Hartl, P, Tauxe L, Constable C.  1993.  Early Oligocene Geomatnetic-Field Behavior From Deep-Sea Drilling Project Site-522. Journal of Geophysical Research-Solid Earth. 98:19649-19665.   10.1029/93jb02019   AbstractWebsite

Hydraulic piston coring operations at Deep Sea Drillng Project site 522 in the South Atlantic retrieved an unusually continuous section of late Eocene to late Oligocene pelagic sediments, which we sampled at 3-4 cm intervals (approximately 3-5 kyr). Natural remanent magnetization demagnetization studies indicate a well-behaved remanence. Various rock magnetic procedures strongly suggest the magnetic carrier is dominated by pseudo-single domain magnetite appropriate for recording relative intensity variations of the paleomagnetic field. Nine zones of unusually low relative paleointensity were identified within the 2 my Chron C12R interval. Seven can be typified by a approximately 20-40 kyr interval of low field intensity accompanied by apparently random, low-amplitude, short-duration directional fluctuations.
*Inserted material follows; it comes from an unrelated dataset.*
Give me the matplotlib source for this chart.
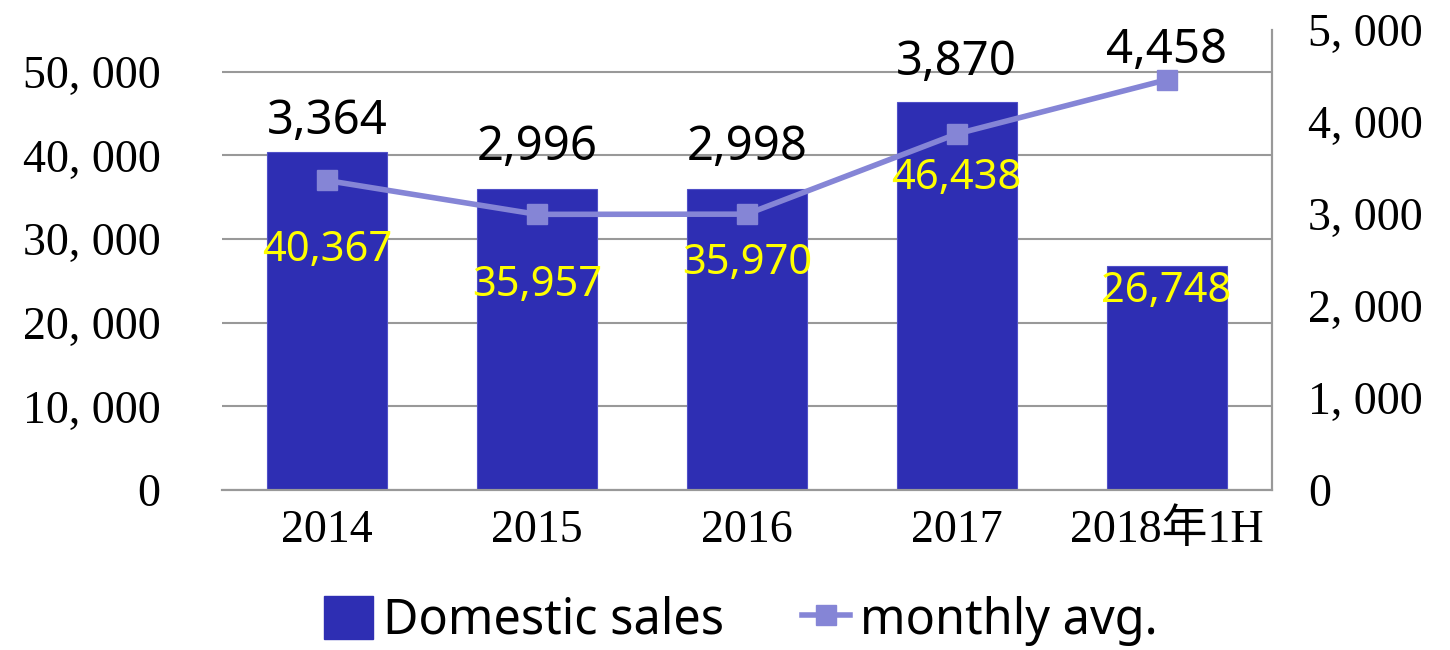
import numpy as np
import matplotlib
matplotlib.use('Agg')
import matplotlib.pyplot as plt
from matplotlib.lines import Line2D
from matplotlib.patches import Patch

# дані
categories = ['2014', '2015', '2016', '2017', '2018年1H']
domestic_sales = [40367, 35957, 35970, 46438, 26748]
monthly_avg = [3364, 2996, 2998, 3870, 4458]
left_ticks = [0, 10000, 20000, 30000, 40000, 50000]
right_ticks = [0, 1000, 2000, 3000, 4000, 5000]

# зсуви підписів (у пунктах)
sales_label_dy = [70, 69, 53, 55, 18]
avg_label_dy = [22, 30, 30, 28, 21]

bar_color = '#2E2EB3'
line_color = '#8585D6'
serif = ['Liberation Serif', 'Noto Sans CJK JP']
sans = ['Noto Sans', 'DejaVu Sans']

fig = plt.figure(figsize=(14.5, 6.5), dpi=100)
ax = fig.add_axes([0.153, 0.246, 0.724, 0.708])
ax2 = ax.twinx()

x = np.arange(len(categories))
ax.bar(x, domestic_sales, width=0.57, color=bar_color, edgecolor='#5050C8', linewidth=0.8, zorder=2)
ax.set_xlim(-0.5, len(categories) - 0.5)
ax.set_ylim(0, 55000)
ax.set_yticks(left_ticks)
ax.set_yticklabels([f'{v:,}'.replace(',', ', ') for v in left_ticks], family=serif, fontsize=33)
ax.set_xticks(x)
ax.set_xticklabels(categories, family=serif, fontsize=33)
ax.grid(axis='y', color='#999999', linewidth=1.5, zorder=0)
ax.set_axisbelow(True)
ax.tick_params(axis='y', length=0, pad=44)
ax.tick_params(axis='x', length=0, pad=14)

ax2.plot(x, monthly_avg, color=line_color, linewidth=4, marker='s', markersize=14, zorder=3)
ax2.set_ylim(0, 5000)
ax2.set_yticks(right_ticks)
ax2.set_yticklabels([f'{v:,}'.replace(',', ', ') for v in right_ticks], family=serif, fontsize=33)
ax2.tick_params(axis='y', length=0, pad=26)

for a in (ax, ax2):
    a.spines['top'].set_visible(False)
    a.spines['left'].set_visible(False)
    a.spines['right'].set_color('#999999')
    a.spines['right'].set_linewidth(1.5)
    a.spines['bottom'].set_color('#999999')
    a.spines['bottom'].set_linewidth(1.5)

# жовті підписи продажів
for i, v in enumerate(domestic_sales):
    ax.annotate(f'{v:,}', (x[i], v), xytext=(0, -sales_label_dy[i]), textcoords='offset points',
                ha='center', va='center', color='yellow', fontsize=30, family=sans, zorder=4)

# чорні підписи середніх
for i, v in enumerate(monthly_avg):
    y_top = max(domestic_sales[i] / 11.0, v)
    ax2.annotate(f'{v:,}', (x[i], y_top), xytext=(0, avg_label_dy[i]), textcoords='offset points',
                 ha='center', va='center', color='black', fontsize=34, family=sans, zorder=4)

handles = [Patch(facecolor=bar_color, edgecolor=bar_color),
           Line2D([], [], color=line_color, linewidth=4, marker='s', markersize=14)]
fig.legend(handles, ['Domestic sales', 'monthly avg.'], loc='center', bbox_to_anchor=(0.511, 0.045),
           ncol=2, frameon=False, prop={'family': sans, 'size': 35}, handlelength=1.0,
           handleheight=1.0, handletextpad=0.2, columnspacing=1.6)

fig.savefig('out.png', dpi=100)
The other two are of approximately equal duration and intensity but exhibit an orderly progression of directional changes that result in well-defined virtual geomagnetic pole (VGP) paths confined along a preferred meridian of approximately 70-90-degrees-W longitude. We propose that both styles occur when the main dipole term diminishes significantly but that the former result when undimished ''normal'' secular variation is continuous during the period of low axial dipole moment. We propose that the other two lows in relative paleointensity, along with one reversal record, reflect a field structure of low axial dipole moment dominated by a low-degree nonzonal spherical harmonic term. Alternatively, the confined VGP paths could be an artifact of heavy remanence smoothing between nonantipodal, semistable transitional geomagnetic pole positions. Geographical control of VGP paths, particularly along approximately 70-90-degrees-W longitude, has recently been noted for much younger reversals. The site 522 record may indicate that the underlying cause of this phenomenon was present at 32 Ma. We compare our C12R record of paleointensity lows with C12R marine magnetic anomaly ''tiny wiggles''. These data appear to indicate that C12R tiny wiggles resulted from periods of low geomagnetic field intensity that were sometimes accompanied by directional excursions.